Consider a train made of $$N$$ cars of equal mass $$m$$ that is traveling at constant speed $$v$$ along a straight piece of track where friction and drag are negligible, as depicted in Figure $$\PageIndex{1}$$. An empty car of mass $$m$$ was left at rest on the track in front of the train. The train collides with the empty car which stays attached to the front of the train. What is the speed of the train after the collision? Is the total mechanical energy of the system conserved?

Solution:

When the train collides with the car, it will exert a “collision” force on the car, and the car will exert an opposite force on the train. If we consider both of the train and the car as being part of the same system, then those collision forces will be internal, and the momentum of the system (train + car) will be conserved. The train and car both experience external forces from Earth’s gravity and the normal force from the train tracks. However, those two sets of forces cancel each other out, since neither the train nor the car have any acceleration in the vertical direction (the sum of the forces on each object has no net vertical component). Thus, there are no net external forces on the car+train system, and the total momentum of the system is conserved through the collision.

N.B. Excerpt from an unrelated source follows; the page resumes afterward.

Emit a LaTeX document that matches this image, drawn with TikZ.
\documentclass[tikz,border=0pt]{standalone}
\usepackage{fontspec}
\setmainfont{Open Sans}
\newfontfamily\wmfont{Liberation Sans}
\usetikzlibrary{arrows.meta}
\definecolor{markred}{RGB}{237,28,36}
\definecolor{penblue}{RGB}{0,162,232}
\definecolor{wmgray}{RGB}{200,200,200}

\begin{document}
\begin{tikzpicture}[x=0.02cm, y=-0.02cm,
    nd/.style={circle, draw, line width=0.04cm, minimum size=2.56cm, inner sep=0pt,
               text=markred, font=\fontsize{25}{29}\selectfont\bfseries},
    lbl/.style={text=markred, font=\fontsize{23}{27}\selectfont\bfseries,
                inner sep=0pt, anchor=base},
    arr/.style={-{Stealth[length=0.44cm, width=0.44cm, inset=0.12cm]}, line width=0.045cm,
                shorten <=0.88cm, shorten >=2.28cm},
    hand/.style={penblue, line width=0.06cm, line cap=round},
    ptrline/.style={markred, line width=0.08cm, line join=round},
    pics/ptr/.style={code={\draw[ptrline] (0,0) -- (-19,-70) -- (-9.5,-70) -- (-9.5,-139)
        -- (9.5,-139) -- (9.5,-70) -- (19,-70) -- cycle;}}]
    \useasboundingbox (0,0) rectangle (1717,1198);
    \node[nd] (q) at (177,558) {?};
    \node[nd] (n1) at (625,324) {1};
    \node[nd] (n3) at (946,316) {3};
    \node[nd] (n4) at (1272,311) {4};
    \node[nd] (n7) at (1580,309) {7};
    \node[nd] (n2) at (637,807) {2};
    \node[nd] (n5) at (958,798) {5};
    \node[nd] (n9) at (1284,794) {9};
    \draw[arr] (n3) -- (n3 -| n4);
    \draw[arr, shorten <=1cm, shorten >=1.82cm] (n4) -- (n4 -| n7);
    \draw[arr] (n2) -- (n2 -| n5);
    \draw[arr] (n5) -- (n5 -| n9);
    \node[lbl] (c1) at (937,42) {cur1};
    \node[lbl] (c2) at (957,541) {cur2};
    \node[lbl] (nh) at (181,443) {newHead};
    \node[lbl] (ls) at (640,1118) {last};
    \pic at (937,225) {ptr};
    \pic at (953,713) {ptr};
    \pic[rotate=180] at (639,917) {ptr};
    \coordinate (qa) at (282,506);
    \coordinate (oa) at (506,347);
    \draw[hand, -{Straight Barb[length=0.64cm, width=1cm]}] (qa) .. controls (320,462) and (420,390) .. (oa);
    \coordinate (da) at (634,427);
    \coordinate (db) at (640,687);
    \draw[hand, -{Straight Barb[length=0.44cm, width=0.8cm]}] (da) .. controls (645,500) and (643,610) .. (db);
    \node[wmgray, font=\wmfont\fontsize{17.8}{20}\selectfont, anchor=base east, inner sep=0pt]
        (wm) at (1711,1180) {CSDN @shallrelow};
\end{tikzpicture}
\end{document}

We can model this system in one dimension (along the track), defining our $$x$$ axis. We choose the ground as a frame of reference, the positive direction parallel to the initial velocity of the train, and the origin to be located where the car initially starts. Before the collision, the $$x$$ component of the momenta of the train (mass $$Nm$$) and car (mass $$m$$) are: \begin{aligned} p_{train}&=Nmv\\ p_{car}&=0\end{aligned} After the collision, the car is attached to the train (and thus has the same speed, $$v'$$), so the momenta of the train and car after the collision are: \begin{aligned} p'_{train}&=Nmv'\\ p'_{car}&=mv'\end{aligned} where the primes $$'$$ denote quantities after the collision. Applying conservation of momentum to the system, the total momentum before and after the collision must be equal: \begin{aligned} p_{train}+p_{car}&=p'_{train}+p'_{car}\\ \therefore Nmv &= Nmv' +mv'\\ \therefore v' &=\frac{N}{N+1}v\end{aligned} and the speed of the train with the additional car attached is reduced by a factor $$N/(N+1)$$ compared to what it was before the collision.

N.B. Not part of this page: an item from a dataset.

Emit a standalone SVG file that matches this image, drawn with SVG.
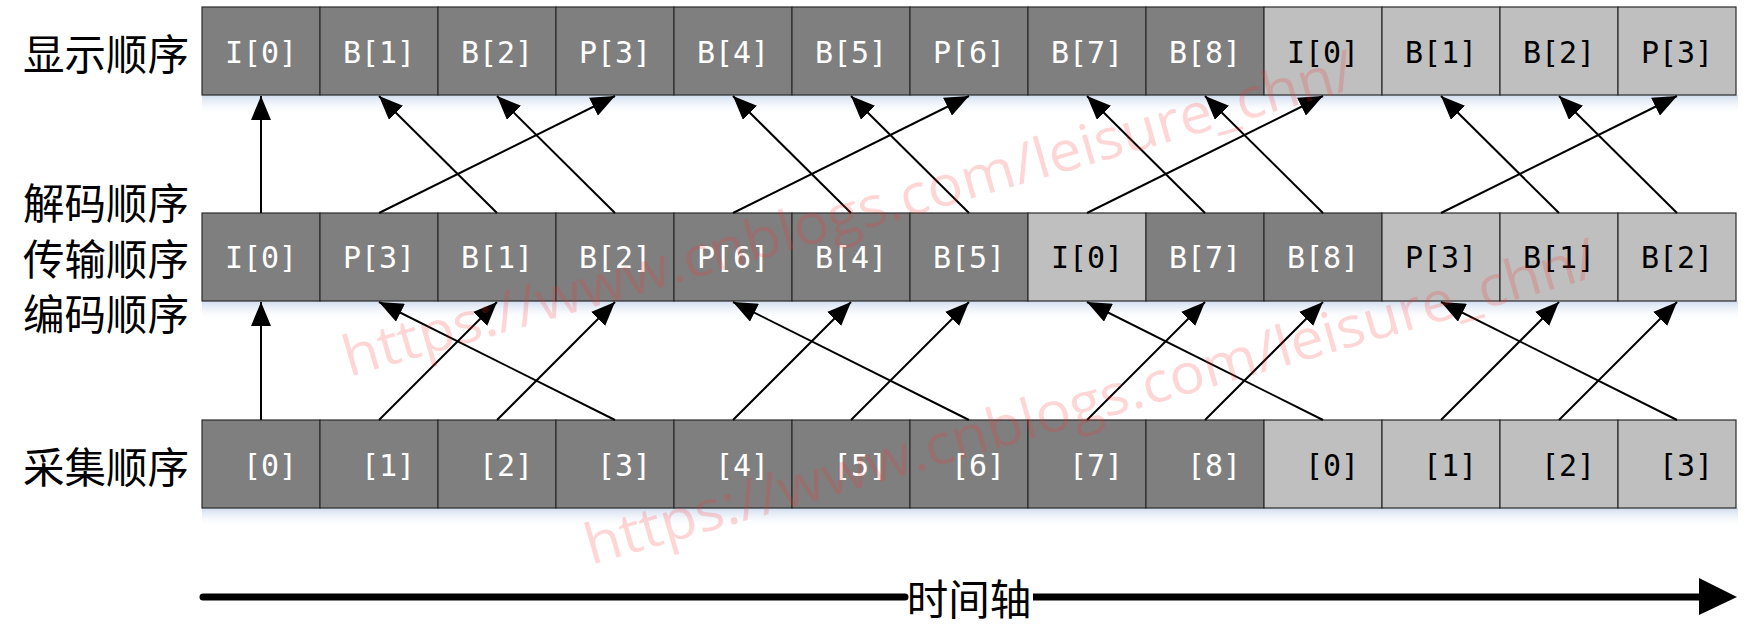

We can check to see if the mechanical energy of the system is conserved, since we know the speeds of the train and car before and after the collision. Since all of the motion is horizontal, gravity and the normal force do no work on either the train or car, so their mechanical energy can be taken as their kinetic energy (their gravitational potential energy does not change after the collision). The total mechanical energy of the system, $$E$$, before the collision is the kinetic energy of the train: \begin{aligned} E= \frac{1}{2}Nmv^2\end{aligned} The total mechanical energy of the system, $$E'$$, after the collision is: \begin{aligned} E' &= \frac{1}{2}Nmv'^2 + \frac{1}{2}mv'^2 = \frac{1}{2}(N+1)mv'^2 \\ &=\frac{1}{2}(N+1)m \left( \frac{N}{N+1}v \right)^2\\ &=\frac{1}{2}m\frac{N^2}{N+1}v^2\end{aligned} and we see that $$E'<E$$, and thus that the total mechanical energy of the system is not conserved (it is reduced after the collision).

Discussion:

We could have solved this problem by carefully modeling the force exerted by the car on the train during the collision, which would have allowed us to find the speed of the train after the collision using its acceleration. This would have required a detailed model for that force, which we do not have. However, by realizing that the train and car could be considered as a system with no net external forces exert on it, we were able to easily find the speed of the train after the collision using conservation of momentum.

We also found that mechanical energy was not conserved. This makes physical sense because, for the car to remain attached to the train, there presumably had to be some significant forces in play that “crushed” the car into the train. Some of the initial kinetic energy of the train was used to deform the train and the car during the collision. We can also think of deforming a material as giving it energy. Sometimes that energy is recoverable (e.g. compressing a spring), sometimes, it is not (e.g. crushing a car).

If the car and train were equipped with large springs to absorb the energy of the impact, the collision could have conserved mechanical energy, as the springs compress and then expand back. The speed of the car and train would then be different after the collision in this case (see Example 10.2.3). It is a feature of collisions where the two bodies remain attached to each other that mechanical energy is not conserved.